Collected data:
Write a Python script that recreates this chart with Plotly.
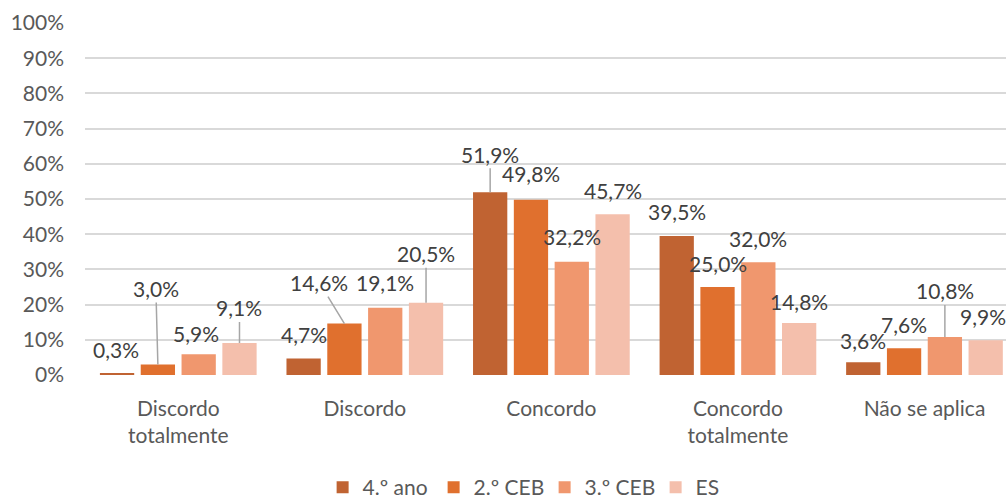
import plotly.graph_objects as go

# Response categories (x axis) and their wrapped tick labels
categories = ["Discordo totalmente", "Discordo", "Concordo", "Concordo totalmente", "Não se aplica"]
tick_labels = ["Discordo<br>totalmente", "Discordo", "Concordo", "Concordo<br>totalmente", "Não se aplica"]

# Percentages per school level
series_names = ["4.º ano", "2.º CEB", "3.º CEB", "ES"]
ano4 = [0.3, 4.7, 51.9, 39.5, 3.6]
ceb2 = [3.0, 14.6, 49.8, 25.0, 7.6]
ceb3 = [5.9, 19.1, 32.2, 32.0, 10.8]
es = [9.1, 20.5, 45.7, 14.8, 9.9]
series_values = [ano4, ceb2, ceb3, es]

colors = ["#C06332", "#E0702E", "#F0976E", "#F4BFAC"]

FONT = "Lato, Carlito, sans-serif"
FS = 21

# Label placement: (dx, dy) in pixels from the top centre of each bar to the
# centre of the label, and whether a leader line joins label and bar.
default_offset = (0, -24, False)
label_offsets = {
    (0, 0): (-1, -24, False),
    (1, 0): (-2, -76, True),
    (2, 0): (-3, -21, False),
    (3, 0): (0, -35, True),
    (1, 1): (-25, -41, True),
    (2, 1): (0, -25, False),
    (3, 1): (0, -49, True),
    (0, 2): (0, -38, True),
    (1, 2): (0, -26, False),
    (2, 2): (0, -25, False),
    (3, 3): (0, -21, False),
    (0, 4): (0, -22, False),
    (2, 4): (0, -46, True),
    (3, 4): (-3, -24, False),
}

BARGAP = 0.125
BARGROUPGAP = 0.16
n_series = len(series_values)
slot = (1 - BARGAP) / n_series


def fmt(v):
    return f"{v:.1f}".replace(".", ",") + "%"


fig = go.Figure()
for name, vals, col in zip(series_names, series_values, colors):
    fig.add_trace(go.Bar(
        name=name,
        x=categories,
        y=[v / 100 for v in vals],
        marker=dict(color=col, line=dict(width=0)),
        hoverinfo="skip",
    ))

annotations = []
for s, vals in enumerate(series_values):
    for c, v in enumerate(vals):
        dx, dy, leader = label_offsets.get((s, c), default_offset)
        xpos = c + (s - (n_series - 1) / 2) * slot
        common = dict(
            x=xpos, y=v / 100, xref="x", yref="y",
            text=fmt(v),
            font=dict(family=FONT, size=FS, color="#404040"),
            xanchor="center", yanchor="middle",
        )
        if leader:
            annotations.append(dict(
                **common, showarrow=True, ax=dx, ay=dy,
                arrowhead=0, arrowwidth=1.5, arrowcolor="#A6A6A6", standoff=0,
            ))
        else:
            annotations.append(dict(**common, showarrow=False, xshift=dx, yshift=-dy))

fig.update_layout(
    width=1006, height=498,
    margin=dict(l=85, r=0, t=23, b=123, autoexpand=False),
    paper_bgcolor="white", plot_bgcolor="white",
    barmode="group", bargap=BARGAP, bargroupgap=BARGROUPGAP,
    font=dict(family=FONT, size=FS, color="#595959"),
    showlegend=True,
    legend=dict(
        orientation="h", x=0.258, xanchor="left", y=-0.32, yanchor="middle",
        entrywidth=66, entrywidthmode="pixels",
        font=dict(family=FONT, size=FS, color="#595959"),
        traceorder="normal", itemclick=False, itemdoubleclick=False,
    ),
    annotations=annotations,
)

fig.update_xaxes(
    type="category",
    tickvals=categories, ticktext=tick_labels,
    range=[-0.5, 4.437],
    showgrid=False, showline=False, zeroline=False, ticks="",
    ticklabelstandoff=19,
    tickfont=dict(family=FONT, size=FS, color="#595959"),
)
fig.update_yaxes(
    range=[0, 1], dtick=0.1, tickformat=".0%",
    showgrid=True, gridcolor="#D9D9D9", gridwidth=1.5,
    zeroline=False, showline=False, ticks="",
    ticklabelstandoff=20,
    tickfont=dict(family=FONT, size=FS, color="#595959"),
)

fig.write_html("out.html")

Stated goal:
Starting at the first line of the material, output exactly the lines up to and including the one with "import plotly.graph_objects as go". Do not include the pictures.

Solution:
Write a Python script that recreates this chart with Plotly.
import plotly.graph_objects as go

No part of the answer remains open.